* Do this *
Take every line from the material that has the word "script" in it.

* Supplied data *
▼
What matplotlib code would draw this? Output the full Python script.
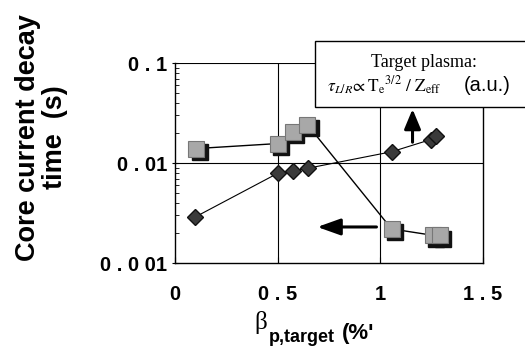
▲
▼
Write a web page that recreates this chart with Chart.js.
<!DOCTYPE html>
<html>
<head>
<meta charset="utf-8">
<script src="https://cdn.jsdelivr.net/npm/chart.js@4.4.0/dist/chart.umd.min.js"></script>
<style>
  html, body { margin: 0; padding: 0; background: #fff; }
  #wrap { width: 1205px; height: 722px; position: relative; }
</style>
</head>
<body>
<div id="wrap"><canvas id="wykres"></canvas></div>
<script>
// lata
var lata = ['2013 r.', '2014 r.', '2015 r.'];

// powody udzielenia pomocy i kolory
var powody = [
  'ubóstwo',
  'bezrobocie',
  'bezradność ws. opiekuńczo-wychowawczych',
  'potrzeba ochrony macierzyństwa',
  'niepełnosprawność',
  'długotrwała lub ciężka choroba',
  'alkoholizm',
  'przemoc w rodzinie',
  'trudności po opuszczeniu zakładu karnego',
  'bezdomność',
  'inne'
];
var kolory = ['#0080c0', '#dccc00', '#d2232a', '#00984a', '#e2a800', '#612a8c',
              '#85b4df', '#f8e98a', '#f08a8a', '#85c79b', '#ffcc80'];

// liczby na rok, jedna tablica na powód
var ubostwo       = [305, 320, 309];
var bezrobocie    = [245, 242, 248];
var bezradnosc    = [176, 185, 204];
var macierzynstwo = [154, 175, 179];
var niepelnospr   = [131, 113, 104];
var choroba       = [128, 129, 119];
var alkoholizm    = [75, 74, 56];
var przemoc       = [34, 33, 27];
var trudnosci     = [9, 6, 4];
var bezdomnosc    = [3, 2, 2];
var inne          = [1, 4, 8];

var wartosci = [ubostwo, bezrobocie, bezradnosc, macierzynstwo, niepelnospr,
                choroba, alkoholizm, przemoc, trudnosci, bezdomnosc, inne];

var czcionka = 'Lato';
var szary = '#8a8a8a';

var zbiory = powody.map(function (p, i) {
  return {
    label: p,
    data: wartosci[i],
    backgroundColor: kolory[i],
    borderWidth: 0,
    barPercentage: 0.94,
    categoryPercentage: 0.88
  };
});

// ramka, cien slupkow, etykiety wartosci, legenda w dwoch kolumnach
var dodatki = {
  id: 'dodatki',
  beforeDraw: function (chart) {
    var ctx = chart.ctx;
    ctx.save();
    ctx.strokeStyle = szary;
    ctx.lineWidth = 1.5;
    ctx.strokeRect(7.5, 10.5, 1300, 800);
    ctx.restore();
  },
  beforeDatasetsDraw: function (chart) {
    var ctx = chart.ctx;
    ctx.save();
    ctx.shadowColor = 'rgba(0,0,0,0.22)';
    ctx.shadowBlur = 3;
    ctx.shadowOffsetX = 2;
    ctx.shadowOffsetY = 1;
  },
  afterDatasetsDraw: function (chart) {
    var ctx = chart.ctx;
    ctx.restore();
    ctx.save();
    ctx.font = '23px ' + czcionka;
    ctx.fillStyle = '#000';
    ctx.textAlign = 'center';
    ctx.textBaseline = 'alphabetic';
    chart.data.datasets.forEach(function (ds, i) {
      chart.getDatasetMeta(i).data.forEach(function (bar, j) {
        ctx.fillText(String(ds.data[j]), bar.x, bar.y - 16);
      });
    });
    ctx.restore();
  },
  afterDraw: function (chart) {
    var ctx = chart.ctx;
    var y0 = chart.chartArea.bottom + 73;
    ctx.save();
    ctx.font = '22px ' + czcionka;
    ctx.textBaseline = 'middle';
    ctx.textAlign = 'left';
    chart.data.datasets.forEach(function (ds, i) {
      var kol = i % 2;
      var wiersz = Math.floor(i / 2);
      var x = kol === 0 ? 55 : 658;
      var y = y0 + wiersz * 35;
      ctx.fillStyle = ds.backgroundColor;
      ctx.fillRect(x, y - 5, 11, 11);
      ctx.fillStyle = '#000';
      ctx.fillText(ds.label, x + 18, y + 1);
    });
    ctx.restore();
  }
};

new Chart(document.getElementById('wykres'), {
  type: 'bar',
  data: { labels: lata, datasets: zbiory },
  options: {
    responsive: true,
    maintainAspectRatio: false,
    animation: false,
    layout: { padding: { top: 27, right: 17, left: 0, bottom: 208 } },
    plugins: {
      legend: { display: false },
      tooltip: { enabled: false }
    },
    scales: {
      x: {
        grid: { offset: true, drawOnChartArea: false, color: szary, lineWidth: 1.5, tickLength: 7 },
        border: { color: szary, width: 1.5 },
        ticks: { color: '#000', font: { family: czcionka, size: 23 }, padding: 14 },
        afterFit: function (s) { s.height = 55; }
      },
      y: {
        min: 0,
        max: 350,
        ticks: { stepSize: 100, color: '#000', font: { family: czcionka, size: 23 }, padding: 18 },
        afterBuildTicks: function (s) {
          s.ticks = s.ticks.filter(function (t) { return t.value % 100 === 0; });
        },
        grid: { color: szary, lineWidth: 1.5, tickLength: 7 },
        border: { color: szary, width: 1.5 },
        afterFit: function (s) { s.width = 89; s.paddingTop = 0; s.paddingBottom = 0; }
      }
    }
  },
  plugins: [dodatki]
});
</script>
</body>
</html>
▲
▼
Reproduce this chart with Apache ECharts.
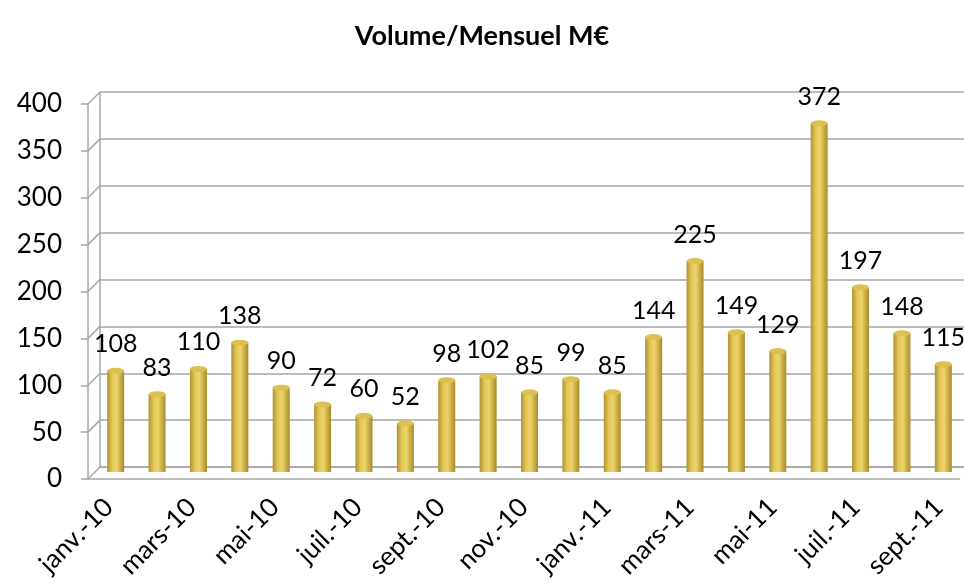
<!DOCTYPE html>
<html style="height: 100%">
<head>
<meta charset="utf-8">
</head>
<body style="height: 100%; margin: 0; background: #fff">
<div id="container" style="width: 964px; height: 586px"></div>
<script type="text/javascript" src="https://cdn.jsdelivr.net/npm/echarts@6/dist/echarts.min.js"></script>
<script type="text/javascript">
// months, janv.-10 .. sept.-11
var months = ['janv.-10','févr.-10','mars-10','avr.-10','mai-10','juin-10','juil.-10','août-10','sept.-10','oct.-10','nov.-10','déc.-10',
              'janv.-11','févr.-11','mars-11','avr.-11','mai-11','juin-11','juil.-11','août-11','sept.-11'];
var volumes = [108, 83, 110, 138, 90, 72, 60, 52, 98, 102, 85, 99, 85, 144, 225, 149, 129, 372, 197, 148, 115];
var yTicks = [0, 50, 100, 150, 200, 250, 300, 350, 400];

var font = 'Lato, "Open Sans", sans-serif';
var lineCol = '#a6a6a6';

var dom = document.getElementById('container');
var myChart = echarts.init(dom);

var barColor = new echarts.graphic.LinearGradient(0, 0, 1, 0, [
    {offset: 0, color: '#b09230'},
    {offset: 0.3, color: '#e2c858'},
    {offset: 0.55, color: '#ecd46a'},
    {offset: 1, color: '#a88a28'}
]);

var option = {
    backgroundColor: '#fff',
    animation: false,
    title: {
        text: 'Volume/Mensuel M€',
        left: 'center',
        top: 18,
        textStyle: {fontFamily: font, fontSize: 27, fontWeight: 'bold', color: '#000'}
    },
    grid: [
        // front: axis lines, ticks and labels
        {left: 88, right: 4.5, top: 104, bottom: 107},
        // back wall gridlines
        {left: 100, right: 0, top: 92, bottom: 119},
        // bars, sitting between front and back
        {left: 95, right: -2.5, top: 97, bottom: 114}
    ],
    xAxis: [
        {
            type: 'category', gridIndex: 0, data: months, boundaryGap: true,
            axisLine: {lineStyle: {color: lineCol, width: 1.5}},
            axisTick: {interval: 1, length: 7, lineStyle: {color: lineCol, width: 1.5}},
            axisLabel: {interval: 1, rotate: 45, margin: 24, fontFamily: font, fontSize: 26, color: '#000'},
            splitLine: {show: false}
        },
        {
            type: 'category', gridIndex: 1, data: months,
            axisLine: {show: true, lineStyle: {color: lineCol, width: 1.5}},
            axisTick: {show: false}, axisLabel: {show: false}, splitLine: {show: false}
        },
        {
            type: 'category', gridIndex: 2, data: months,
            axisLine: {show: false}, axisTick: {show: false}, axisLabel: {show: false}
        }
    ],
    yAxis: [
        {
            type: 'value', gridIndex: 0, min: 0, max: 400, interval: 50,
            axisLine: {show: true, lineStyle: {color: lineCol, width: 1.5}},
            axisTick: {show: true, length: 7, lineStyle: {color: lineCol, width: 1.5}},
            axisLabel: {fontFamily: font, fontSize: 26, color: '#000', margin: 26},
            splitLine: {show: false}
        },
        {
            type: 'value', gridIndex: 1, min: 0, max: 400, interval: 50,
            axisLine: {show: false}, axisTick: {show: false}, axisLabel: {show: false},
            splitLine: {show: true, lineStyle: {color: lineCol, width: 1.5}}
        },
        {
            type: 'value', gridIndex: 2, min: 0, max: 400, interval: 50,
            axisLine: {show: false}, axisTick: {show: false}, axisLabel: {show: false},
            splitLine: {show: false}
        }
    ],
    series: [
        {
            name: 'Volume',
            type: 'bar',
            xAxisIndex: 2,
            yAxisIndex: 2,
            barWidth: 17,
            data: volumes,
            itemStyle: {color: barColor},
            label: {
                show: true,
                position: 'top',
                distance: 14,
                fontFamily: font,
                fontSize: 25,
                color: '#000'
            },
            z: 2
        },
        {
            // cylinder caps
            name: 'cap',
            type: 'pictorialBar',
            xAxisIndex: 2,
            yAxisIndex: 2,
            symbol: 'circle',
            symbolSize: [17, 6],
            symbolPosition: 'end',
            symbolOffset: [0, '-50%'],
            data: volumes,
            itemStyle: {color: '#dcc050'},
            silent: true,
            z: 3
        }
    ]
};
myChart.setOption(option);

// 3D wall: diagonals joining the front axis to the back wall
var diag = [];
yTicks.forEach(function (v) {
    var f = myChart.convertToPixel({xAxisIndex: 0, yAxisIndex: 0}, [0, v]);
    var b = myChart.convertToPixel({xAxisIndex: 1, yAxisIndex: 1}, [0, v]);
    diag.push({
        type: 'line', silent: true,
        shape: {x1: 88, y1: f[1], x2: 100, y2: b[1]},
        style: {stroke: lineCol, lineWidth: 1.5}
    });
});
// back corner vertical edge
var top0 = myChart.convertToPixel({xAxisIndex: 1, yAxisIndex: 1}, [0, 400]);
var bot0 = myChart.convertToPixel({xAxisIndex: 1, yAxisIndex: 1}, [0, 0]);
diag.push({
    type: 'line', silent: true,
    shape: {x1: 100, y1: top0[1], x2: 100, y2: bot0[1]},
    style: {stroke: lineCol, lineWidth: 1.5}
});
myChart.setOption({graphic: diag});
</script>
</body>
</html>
▲
* Expected answer *
What matplotlib code would draw this? Output the full Python script.
<script src="https://cdn.jsdelivr.net/npm/chart.js@4.4.0/dist/chart.umd.min.js"></script>
<script>
</script>
<script type="text/javascript" src="https://cdn.jsdelivr.net/npm/echarts@6/dist/echarts.min.js"></script>
<script type="text/javascript">
</script>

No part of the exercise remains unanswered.